> [What you have to do] From the line with "Convert this chart to matplotlib code." to the line with "bal_purple_y = [2.8949, 2.8996, 2.9096]", both included, repeat each line exactly and leave out the pictures.

== Provided data ==

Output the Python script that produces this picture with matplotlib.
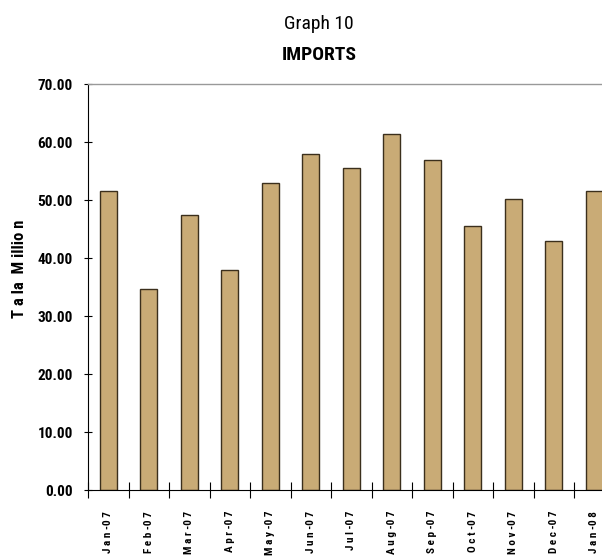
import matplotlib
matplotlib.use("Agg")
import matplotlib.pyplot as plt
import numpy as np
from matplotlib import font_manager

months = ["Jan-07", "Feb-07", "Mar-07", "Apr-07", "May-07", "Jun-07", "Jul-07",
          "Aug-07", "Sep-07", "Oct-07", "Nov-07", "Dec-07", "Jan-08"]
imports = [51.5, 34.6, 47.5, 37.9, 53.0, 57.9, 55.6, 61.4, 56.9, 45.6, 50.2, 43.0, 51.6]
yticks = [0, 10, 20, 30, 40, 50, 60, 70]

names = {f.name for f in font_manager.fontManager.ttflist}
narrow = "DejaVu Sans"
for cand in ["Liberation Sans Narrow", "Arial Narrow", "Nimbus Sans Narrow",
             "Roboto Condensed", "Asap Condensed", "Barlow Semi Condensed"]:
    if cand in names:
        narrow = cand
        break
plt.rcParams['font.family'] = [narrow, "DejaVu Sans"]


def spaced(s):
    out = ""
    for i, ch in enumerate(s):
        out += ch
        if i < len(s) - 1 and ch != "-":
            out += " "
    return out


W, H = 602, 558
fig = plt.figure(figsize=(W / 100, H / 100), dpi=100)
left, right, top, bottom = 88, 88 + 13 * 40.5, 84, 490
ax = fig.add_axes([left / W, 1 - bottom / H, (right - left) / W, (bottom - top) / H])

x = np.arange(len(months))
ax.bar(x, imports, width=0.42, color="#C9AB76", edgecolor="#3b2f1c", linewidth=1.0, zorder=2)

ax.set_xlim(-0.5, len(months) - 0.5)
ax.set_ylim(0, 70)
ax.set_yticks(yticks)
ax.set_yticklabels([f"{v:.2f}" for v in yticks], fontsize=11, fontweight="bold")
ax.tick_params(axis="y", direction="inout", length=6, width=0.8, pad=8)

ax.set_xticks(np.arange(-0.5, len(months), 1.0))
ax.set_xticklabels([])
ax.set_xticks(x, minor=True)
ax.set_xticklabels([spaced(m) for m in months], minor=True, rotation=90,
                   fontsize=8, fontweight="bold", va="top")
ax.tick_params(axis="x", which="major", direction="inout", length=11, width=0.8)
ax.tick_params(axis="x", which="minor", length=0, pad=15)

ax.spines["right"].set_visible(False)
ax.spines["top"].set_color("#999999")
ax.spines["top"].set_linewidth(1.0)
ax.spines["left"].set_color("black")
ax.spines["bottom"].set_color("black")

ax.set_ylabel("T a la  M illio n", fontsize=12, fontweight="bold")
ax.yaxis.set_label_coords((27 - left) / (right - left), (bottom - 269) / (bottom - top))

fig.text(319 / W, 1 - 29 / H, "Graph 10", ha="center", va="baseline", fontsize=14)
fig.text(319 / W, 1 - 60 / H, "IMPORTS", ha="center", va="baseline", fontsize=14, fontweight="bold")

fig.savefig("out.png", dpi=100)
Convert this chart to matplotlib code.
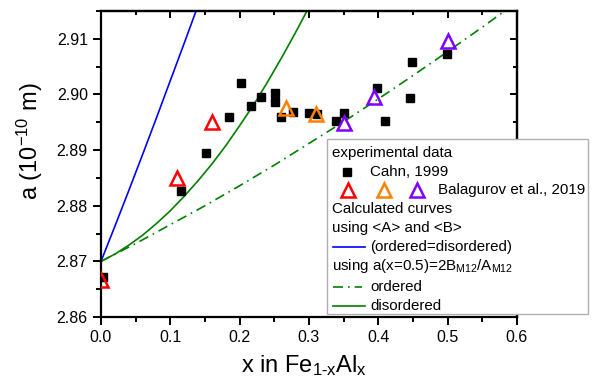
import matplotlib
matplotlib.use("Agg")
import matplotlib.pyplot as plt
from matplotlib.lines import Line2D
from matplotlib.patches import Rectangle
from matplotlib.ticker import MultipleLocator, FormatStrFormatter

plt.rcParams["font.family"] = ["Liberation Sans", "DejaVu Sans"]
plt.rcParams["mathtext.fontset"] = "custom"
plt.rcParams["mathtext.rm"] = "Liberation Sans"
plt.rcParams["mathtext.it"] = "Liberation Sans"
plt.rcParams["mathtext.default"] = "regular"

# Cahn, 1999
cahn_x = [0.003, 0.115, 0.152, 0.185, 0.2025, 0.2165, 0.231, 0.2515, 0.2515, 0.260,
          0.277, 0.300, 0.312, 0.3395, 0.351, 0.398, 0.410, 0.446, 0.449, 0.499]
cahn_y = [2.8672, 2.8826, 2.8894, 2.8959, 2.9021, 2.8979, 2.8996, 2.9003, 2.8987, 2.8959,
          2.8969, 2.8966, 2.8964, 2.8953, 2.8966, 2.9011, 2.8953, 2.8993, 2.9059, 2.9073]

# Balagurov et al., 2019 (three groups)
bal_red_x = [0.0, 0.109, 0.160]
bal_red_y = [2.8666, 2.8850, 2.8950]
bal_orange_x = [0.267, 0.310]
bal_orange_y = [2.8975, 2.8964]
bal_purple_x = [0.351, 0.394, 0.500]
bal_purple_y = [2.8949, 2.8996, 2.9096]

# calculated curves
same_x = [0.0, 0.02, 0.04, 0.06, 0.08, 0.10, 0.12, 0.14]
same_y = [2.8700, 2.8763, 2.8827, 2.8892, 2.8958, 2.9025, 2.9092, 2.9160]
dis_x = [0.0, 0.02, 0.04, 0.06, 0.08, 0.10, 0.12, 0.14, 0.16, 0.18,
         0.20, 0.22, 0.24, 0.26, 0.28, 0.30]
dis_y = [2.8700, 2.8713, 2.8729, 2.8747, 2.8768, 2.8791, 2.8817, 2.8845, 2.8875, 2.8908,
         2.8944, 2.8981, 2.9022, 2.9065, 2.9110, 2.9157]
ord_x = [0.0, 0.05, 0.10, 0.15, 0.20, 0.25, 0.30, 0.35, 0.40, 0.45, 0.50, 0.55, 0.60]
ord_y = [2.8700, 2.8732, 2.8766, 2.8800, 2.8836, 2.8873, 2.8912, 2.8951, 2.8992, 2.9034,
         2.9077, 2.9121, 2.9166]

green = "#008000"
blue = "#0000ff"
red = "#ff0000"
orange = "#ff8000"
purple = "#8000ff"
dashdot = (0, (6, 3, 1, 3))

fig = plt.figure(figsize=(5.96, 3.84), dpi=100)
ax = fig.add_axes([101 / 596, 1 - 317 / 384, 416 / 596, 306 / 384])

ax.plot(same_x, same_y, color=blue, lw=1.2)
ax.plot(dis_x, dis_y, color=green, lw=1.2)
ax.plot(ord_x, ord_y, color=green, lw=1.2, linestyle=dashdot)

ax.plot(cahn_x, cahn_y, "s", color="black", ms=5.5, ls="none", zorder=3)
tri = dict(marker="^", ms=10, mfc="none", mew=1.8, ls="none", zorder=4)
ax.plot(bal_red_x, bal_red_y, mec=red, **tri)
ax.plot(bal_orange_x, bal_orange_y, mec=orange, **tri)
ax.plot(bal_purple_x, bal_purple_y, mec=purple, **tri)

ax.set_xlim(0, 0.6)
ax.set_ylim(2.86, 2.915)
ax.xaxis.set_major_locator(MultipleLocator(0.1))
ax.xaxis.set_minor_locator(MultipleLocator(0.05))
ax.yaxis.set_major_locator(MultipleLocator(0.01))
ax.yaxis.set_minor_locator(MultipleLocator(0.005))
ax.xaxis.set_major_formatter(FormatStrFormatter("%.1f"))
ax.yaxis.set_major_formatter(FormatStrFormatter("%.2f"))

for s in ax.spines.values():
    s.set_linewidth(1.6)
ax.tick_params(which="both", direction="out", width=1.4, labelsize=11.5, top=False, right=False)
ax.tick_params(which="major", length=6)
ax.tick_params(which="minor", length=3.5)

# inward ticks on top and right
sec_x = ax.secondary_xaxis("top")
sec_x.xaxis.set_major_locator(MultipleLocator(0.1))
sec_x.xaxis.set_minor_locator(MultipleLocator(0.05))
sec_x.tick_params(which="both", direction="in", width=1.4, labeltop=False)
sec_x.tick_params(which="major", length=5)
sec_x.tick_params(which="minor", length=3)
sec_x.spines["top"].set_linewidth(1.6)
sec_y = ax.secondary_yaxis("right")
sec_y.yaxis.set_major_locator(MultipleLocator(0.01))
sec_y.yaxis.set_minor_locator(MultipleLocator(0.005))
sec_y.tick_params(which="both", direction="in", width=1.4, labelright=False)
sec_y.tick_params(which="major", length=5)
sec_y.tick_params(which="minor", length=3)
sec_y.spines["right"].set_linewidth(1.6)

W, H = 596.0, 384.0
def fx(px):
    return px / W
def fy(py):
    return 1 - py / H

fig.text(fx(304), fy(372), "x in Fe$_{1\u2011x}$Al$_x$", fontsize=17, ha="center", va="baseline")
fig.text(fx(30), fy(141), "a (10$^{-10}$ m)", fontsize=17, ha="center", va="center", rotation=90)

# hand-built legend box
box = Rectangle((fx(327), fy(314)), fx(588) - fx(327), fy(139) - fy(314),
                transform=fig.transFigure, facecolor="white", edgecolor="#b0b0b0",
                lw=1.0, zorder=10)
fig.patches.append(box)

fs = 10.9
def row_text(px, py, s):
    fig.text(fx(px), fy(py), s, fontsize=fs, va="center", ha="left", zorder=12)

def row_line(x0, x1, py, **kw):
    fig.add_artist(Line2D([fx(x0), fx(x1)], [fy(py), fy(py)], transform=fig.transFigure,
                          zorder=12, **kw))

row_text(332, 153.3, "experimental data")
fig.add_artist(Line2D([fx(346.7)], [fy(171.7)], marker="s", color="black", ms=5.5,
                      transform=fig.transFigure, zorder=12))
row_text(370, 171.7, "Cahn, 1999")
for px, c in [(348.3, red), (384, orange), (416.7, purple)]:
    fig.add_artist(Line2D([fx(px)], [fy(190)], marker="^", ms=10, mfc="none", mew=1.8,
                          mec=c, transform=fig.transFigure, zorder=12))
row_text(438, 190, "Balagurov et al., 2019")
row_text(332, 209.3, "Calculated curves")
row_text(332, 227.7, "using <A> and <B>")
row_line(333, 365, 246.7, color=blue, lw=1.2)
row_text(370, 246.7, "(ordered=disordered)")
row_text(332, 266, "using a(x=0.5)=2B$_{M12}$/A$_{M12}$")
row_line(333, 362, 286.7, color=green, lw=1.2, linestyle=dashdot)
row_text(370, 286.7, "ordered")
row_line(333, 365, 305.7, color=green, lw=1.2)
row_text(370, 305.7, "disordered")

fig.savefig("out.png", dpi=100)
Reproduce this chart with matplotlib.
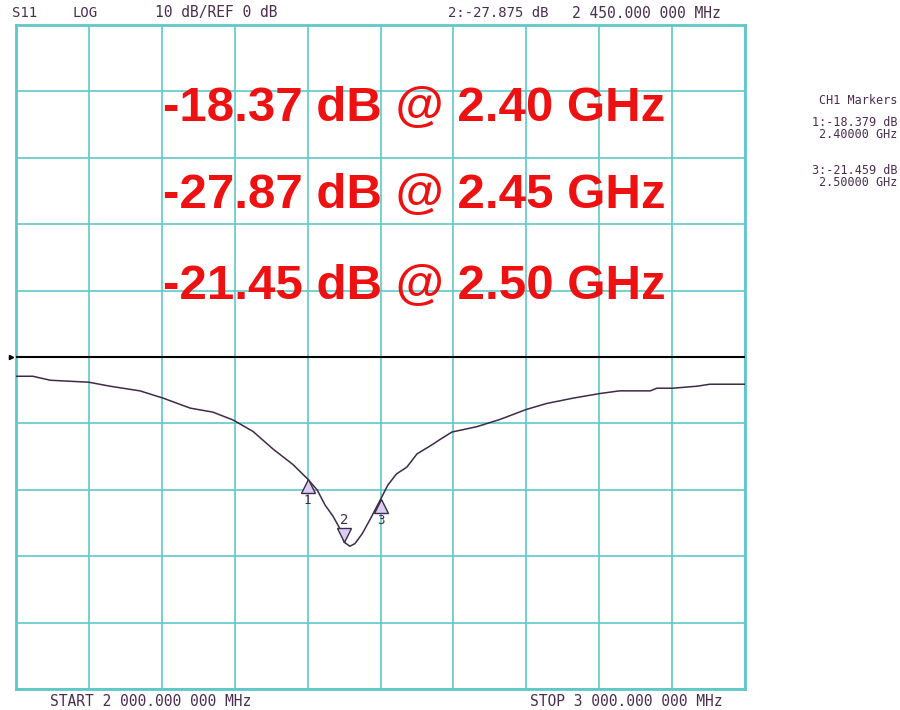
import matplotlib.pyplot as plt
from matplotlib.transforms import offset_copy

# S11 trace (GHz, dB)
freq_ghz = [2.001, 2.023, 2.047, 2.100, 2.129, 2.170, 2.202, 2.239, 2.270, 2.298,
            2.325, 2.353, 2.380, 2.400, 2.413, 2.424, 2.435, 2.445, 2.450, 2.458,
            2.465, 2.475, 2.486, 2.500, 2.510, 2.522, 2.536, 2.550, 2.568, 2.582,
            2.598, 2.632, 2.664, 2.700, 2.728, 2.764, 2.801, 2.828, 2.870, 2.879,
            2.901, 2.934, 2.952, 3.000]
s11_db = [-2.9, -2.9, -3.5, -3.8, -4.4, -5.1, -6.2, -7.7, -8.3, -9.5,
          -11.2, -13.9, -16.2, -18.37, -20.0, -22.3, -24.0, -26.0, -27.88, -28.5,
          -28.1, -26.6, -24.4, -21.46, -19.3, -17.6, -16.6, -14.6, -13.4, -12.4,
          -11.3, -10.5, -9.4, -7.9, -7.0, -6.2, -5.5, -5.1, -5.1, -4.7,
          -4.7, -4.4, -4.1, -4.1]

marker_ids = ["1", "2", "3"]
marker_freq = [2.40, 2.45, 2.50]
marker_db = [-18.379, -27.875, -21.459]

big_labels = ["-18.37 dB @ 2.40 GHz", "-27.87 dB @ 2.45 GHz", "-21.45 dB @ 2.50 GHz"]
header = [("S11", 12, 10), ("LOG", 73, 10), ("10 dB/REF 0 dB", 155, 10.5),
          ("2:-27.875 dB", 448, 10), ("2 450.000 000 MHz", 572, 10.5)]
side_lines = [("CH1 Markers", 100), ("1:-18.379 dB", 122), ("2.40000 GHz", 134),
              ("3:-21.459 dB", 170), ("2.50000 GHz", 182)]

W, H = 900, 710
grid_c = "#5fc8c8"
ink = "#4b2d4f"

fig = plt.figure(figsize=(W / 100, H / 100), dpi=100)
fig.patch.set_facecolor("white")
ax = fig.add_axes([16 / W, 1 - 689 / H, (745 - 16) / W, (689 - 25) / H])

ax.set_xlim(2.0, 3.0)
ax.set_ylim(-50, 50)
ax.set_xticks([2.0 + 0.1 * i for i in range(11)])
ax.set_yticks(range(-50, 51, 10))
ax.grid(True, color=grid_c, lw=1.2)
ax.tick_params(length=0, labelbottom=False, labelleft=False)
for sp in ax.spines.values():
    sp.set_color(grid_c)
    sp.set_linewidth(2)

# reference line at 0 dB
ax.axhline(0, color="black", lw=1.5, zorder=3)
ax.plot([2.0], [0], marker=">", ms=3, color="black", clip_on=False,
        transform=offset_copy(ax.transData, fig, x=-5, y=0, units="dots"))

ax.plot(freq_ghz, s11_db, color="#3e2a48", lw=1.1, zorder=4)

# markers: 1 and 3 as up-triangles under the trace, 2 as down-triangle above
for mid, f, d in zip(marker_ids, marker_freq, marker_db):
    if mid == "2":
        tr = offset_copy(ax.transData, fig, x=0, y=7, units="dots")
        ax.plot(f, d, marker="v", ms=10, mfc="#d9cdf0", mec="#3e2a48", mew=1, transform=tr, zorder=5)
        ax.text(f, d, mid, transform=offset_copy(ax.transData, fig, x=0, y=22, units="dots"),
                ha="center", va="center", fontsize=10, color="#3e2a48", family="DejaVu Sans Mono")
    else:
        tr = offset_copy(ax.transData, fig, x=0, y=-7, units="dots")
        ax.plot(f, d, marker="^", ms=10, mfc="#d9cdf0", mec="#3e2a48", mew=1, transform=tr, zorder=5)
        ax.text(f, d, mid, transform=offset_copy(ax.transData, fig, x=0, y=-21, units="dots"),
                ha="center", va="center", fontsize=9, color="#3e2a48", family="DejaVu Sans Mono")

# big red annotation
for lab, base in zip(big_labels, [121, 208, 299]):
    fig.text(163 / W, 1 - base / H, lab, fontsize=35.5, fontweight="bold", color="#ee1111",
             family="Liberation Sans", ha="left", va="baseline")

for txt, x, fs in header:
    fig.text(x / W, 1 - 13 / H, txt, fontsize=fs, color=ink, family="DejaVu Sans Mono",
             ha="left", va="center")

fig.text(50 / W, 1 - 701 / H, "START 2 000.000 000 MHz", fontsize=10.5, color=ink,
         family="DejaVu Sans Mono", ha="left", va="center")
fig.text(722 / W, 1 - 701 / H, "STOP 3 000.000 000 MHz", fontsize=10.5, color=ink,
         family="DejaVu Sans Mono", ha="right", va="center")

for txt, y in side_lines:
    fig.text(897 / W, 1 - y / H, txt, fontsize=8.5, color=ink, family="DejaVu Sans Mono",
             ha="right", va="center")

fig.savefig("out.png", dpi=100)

===

> [Result of this exercise]
Convert this chart to matplotlib code.
import matplotlib
matplotlib.use("Agg")
import matplotlib.pyplot as plt
from matplotlib.lines import Line2D
from matplotlib.patches import Rectangle
from matplotlib.ticker import MultipleLocator, FormatStrFormatter

plt.rcParams["font.family"] = ["Liberation Sans", "DejaVu Sans"]
plt.rcParams["mathtext.fontset"] = "custom"
plt.rcParams["mathtext.rm"] = "Liberation Sans"
plt.rcParams["mathtext.it"] = "Liberation Sans"
plt.rcParams["mathtext.default"] = "regular"

# Cahn, 1999
cahn_x = [0.003, 0.115, 0.152, 0.185, 0.2025, 0.2165, 0.231, 0.2515, 0.2515, 0.260,
          0.277, 0.300, 0.312, 0.3395, 0.351, 0.398, 0.410, 0.446, 0.449, 0.499]
cahn_y = [2.8672, 2.8826, 2.8894, 2.8959, 2.9021, 2.8979, 2.8996, 2.9003, 2.8987, 2.8959,
          2.8969, 2.8966, 2.8964, 2.8953, 2.8966, 2.9011, 2.8953, 2.8993, 2.9059, 2.9073]

# Balagurov et al., 2019 (three groups)
bal_red_x = [0.0, 0.109, 0.160]
bal_red_y = [2.8666, 2.8850, 2.8950]
bal_orange_x = [0.267, 0.310]
bal_orange_y = [2.8975, 2.8964]
bal_purple_x = [0.351, 0.394, 0.500]
bal_purple_y = [2.8949, 2.8996, 2.9096]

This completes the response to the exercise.